Sony just announced the first of its new Xperia line of phones. It's slick, its functional, it creates a powerful tingling in the pants of any red blooded, gadget phile. . . the first step is admitting you have a problem. Many will run and and buy it, some may have pre ordered. Some of you may pre order it because you saw it here. But it also very vanilla and a bit off. Look at this picture:



When the thing is just sitting there alone in the flesh you are no longer in the Abercrombie world of the video, and its flaws cry out like little beacons. Before you get to the function, just look at the design. It is square. It doesn't scream for me to pick it up. The front is not symmetrically balanced. I have to flip the thing over and open it to use it, and the screen is not glass. Perfect for the business world, not exciting to consumers.

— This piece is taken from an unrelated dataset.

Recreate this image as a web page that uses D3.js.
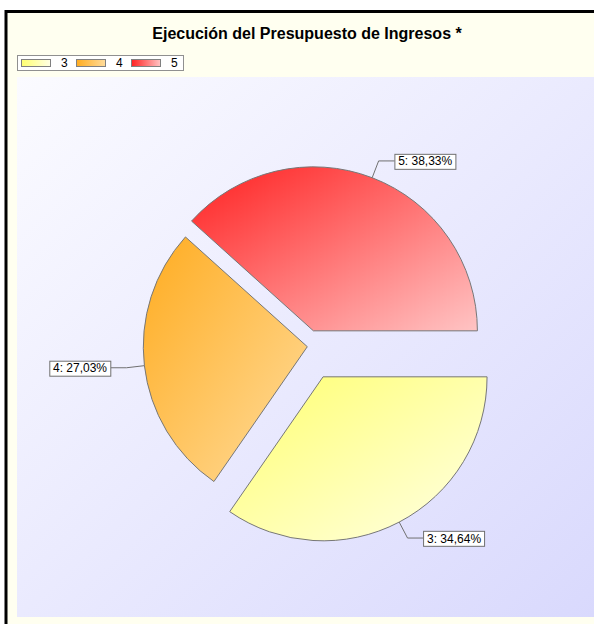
<!DOCTYPE html>
<html>
<head>
<meta charset="utf-8">
<style>
  body { margin: 0; background: #fff; }
  svg { display: block; font-family: Arial, "Liberation Sans", sans-serif; }
</style>
<title>Ejecución del Presupuesto de Ingresos</title>
</head>
<body>
<script src="https://cdn.jsdelivr.net/npm/d3@7"></script>
<script>

// data
var categories = ["3", "4", "5"];
var values = [34.64, 27.03, 38.33];
var title = "Ejecución del Presupuesto de Ingresos *";

// styling
var colorsFrom = { "3": "#ffff70", "4": "#ffac20", "5": "#ff2020" };
var colorsTo   = { "3": "#ffffe6", "4": "#ffdc9c", "5": "#ffc4c4" };
var explode    = { "3": 34, "4": 0, "5": 17 };

var W = 594, H = 624;
var cx = 307.3, cy = 346.7, R = 164;

var locale = d3.formatLocale({ decimal: ",", thousands: ".", grouping: [3], currency: ["", ""] });
var pct = locale.format(".2f");

var data = categories.map(function(c, i) { return { cat: c, value: values[i] }; });

var svg = d3.select("body").append("svg")
  .attr("width", W)
  .attr("height", H);

var defs = svg.append("defs");

var bg = defs.append("linearGradient").attr("id", "bg")
  .attr("x1", 0).attr("y1", 0).attr("x2", 1).attr("y2", 1);
bg.append("stop").attr("offset", 0).attr("stop-color", "#fbfbff");
bg.append("stop").attr("offset", 1).attr("stop-color", "#d9d9fd");

data.forEach(function(d) {
  var g = defs.append("linearGradient").attr("id", "g" + d.cat)
    .attr("x1", 0).attr("y1", 0).attr("x2", 1).attr("y2", 1);
  g.append("stop").attr("offset", 0).attr("stop-color", colorsFrom[d.cat]);
  g.append("stop").attr("offset", 1).attr("stop-color", colorsTo[d.cat]);
  var l = defs.append("linearGradient").attr("id", "l" + d.cat)
    .attr("x1", 0).attr("y1", 0).attr("x2", 1).attr("y2", 0);
  l.append("stop").attr("offset", 0).attr("stop-color", colorsFrom[d.cat]);
  l.append("stop").attr("offset", 1).attr("stop-color", colorsTo[d.cat]);
});

// outer frame
svg.append("rect")
  .attr("x", 6).attr("y", 11.5)
  .attr("width", W + 20).attr("height", H + 20)
  .attr("fill", "#fffff0")
  .attr("stroke", "#000")
  .attr("stroke-width", 3);

// plot area
svg.append("rect")
  .attr("x", 17).attr("y", 77)
  .attr("width", W - 17).attr("height", 540)
  .attr("fill", "url(#bg)");

// title
svg.append("text")
  .attr("x", 307).attr("y", 39)
  .attr("text-anchor", "middle")
  .style("font-size", "16px")
  .style("font-weight", "bold")
  .text(title);

// legend
var legend = svg.append("g").attr("transform", "translate(17,55)");
legend.append("rect")
  .attr("x", 0.5).attr("y", 0.5)
  .attr("width", 166).attr("height", 15)
  .attr("fill", "#fff")
  .attr("stroke", "#909090");

var item = legend.selectAll("g.item")
  .data(data)
  .enter().append("g")
  .attr("class", "item")
  .attr("transform", function(d, i) { return "translate(" + (4 + i * 55) + ",0)"; });

item.append("rect")
  .attr("x", 0.5).attr("y", 4.5)
  .attr("width", 29).attr("height", 7)
  .attr("fill", function(d) { return "url(#l" + d.cat + ")"; })
  .attr("stroke", "#808080");

item.append("text")
  .attr("x", 40).attr("y", 12)
  .style("font-size", "12px")
  .text(function(d) { return d.cat; });

// pie
var pie = d3.pie()
  .sort(null)
  .value(function(d) { return d.value; })
  .startAngle(Math.PI / 2)
  .endAngle(Math.PI / 2 + 2 * Math.PI);

var arc = d3.arc().innerRadius(0).outerRadius(R);

var total = d3.sum(values);
var arcs = pie(data);

var slice = svg.selectAll("g.slice")
  .data(arcs)
  .enter().append("g")
  .attr("class", "slice")
  .attr("transform", function(d) {
    var a = (d.startAngle + d.endAngle) / 2;
    var off = explode[d.data.cat];
    return "translate(" + (cx + off * Math.sin(a)) + "," + (cy - off * Math.cos(a)) + ")";
  });

slice.append("path")
  .attr("d", arc)
  .attr("fill", function(d) { return "url(#g" + d.data.cat + ")"; })
  .attr("stroke", "#777")
  .attr("stroke-width", 1);

// labels with leader lines
slice.each(function(d) {
  var g = d3.select(this);
  var a = (d.startAngle + d.endAngle) / 2;
  var s = Math.sin(a), c = -Math.cos(a);
  var side = s >= 0 ? 1 : -1;
  var p0 = [R * s, R * c];
  var p1 = [(R + 18) * s, (R + 18) * c];
  var p2 = [p1[0] + side * 16, p1[1]];

  g.append("polyline")
    .attr("points", [p0, p1, p2].map(function(p) { return p.join(","); }).join(" "))
    .attr("fill", "none")
    .attr("stroke", "#707070")
    .attr("stroke-width", 1);

  var txt = d.data.cat + ": " + pct(d.data.value / total * 100) + "%";
  var label = g.append("g");
  var t = label.append("text")
    .style("font-size", "12px")
    .attr("y", p2[1] + 4.5)
    .text(txt);
  var tw = t.node().getComputedTextLength();
  var bw = tw + 7;
  var bx = side > 0 ? p2[0] : p2[0] - bw;
  label.insert("rect", "text")
    .attr("x", Math.round(bx) + 0.5)
    .attr("y", Math.round(p2[1] - 7.5) + 0.5)
    .attr("width", Math.round(bw))
    .attr("height", 15)
    .attr("fill", "#fff")
    .attr("stroke", "#707070");
  t.attr("x", bx + 3.5);
});

</script>
</body>
</html>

Even if it does more than the iPhone, and it does, it doesn't make a normal human being feel good looking at it. The iPhone is screams to be picked up. When you do pick it up, its magic. It recognizes that it is picked up. It turns it screen configuration to suit you. Sure, Steve Jobs told us there is only one button and there are really a bunch more, plus a rocker switch, but we forgive him because it feels so good. Set an iPhone down on your coffee table and you want to upgrade your house so as not to embarrass the phone.

Now, looking at function. Turn on and iPhone and you are seamlessly, painlessly, integrated into not only your life (contacts, calendar, photos, music, but a ton of content through iTunes. Turn on Xperia and you get. . . .you get. . . some driver installation to maybe sync, a store that kind of has some stuff, and email client hell.

The beauty and ease of use of the iPhone causes users to overlook many, many flaws. The design weakness, and lack of integration to the rest of the world will mask the lack of operational flaws and cause users of overlook the product.